The Board of Foreign Missions of the Presbyterian Church of the United States acquired the three-hectare property on which the church stands, which was then a remote area away from the old city that was predominantly Roman Catholic. Considered as the oldest Presbyterian church in Cebu, its construction began in 1912 and was completed on October 26, 1913. It was donated by Dwight H. Day's wife and named after her mother, Matilda L. Bradford. (Day was the treasurer of the Board of Foreign Missions.) The surrounding structures, such as the Emerson Dormitory (a dormitory for girls), Sneed Dormitory (a separate dormitory for boys), and two residences, that were constructed around the same time did not survive the American bombings during World War II.

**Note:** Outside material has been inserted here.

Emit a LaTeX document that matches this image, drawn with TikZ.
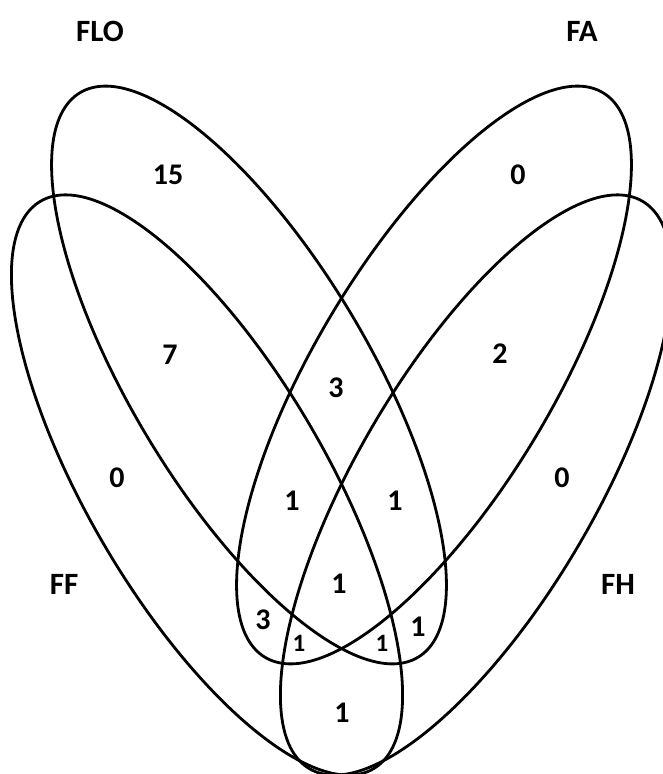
\documentclass[tikz,border=0pt]{standalone}
\usepackage{fontspec}
\setmainfont{Carlito}
\begin{document}
\begin{tikzpicture}[x=1pt,y=1pt,
  set/.style={line width=2.8pt},
  lab/.style={font=\fontsize{31}{36}\selectfont\bfseries, inner sep=0pt},
  num/.style={font=\fontsize{30}{36}\selectfont\bfseries, inner sep=0pt},
  small/.style={font=\fontsize{25}{30}\selectfont\bfseries, inner sep=0pt}]
\useasboundingbox (0,0) rectangle (663,774);
\clip (0,0) rectangle (663,774);
% ellipses
\draw[set] (249,399) ellipse [x radius=329, y radius=119, rotate=-59.1];
\draw[set] (434,399) ellipse [x radius=329, y radius=119, rotate=59.1];
\draw[set] (207,289) ellipse [x radius=329, y radius=119, rotate=-59.6];
\draw[set] (476,289) ellipse [x radius=329, y radius=119, rotate=59.6];
% set labels
\node[lab] (lFLO) at (100,743) {FLO};
\node[lab] (lFA) at (582,743) {FA};
\node[lab] (lFF) at (64,190) {FF};
\node[lab] (lFH) at (618,190) {FH};
% counts
\node[num] (n1) at (168,599) {15};
\node[num] (n2) at (518,599) {0};
\node[num] (n3) at (170,419) {7};
\node[num] (n4) at (117,296) {0};
\node[num] (n5) at (500,420) {2};
\node[num] (n6) at (562,296) {0};
\node[num] (n7) at (336,386) {3};
\node[num] (n8) at (292,273) {1};
\node[num] (n9) at (395,273) {1};
\node[num] (n10) at (339,190) {1};
\node[num] (n11) at (263,154) {3};
\node[small] (n12) at (299,131) {1};
\node[small] (n13) at (382,131) {1};
\node[num] (n14) at (418,147) {1};
\node[num] (n15) at (342,61) {1};
\end{tikzpicture}
\end{document}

Dedicated for the adherents of Protestant faith in the province, the church had interpreters assist religious services that were heard in Cebuano and Chinese.

The church later provided relief to people who were afflicted with leprosy but chose to stay in Cebu instead of moving to Palawan's Culion Leper Colony. In 1948, the community established the Student Christian Center with the goal of providing basic education and forwarding English language teaching. The school was later renamed Cebu Christian School and presently, the Philippine Christian Gospel School.

A plan for the church's demolition that was drawn up in the 1980s was not implemented due to the opposition by some of the council members. On September 27, 2013, a fundraising campaign was conducted for church renovation purposes in time of its centennial anniversary.

== National historical landmark ==
In 1983, the Cebu City Council declared it as a historical landmark and a year later, it was recognized as a national historical landmark by the National Historical Commission, becoming the only Protestant church in Cebu to be conferred with the designation. In 2013 on occasion of the church's centennial celebration, a historical marker was unveiled.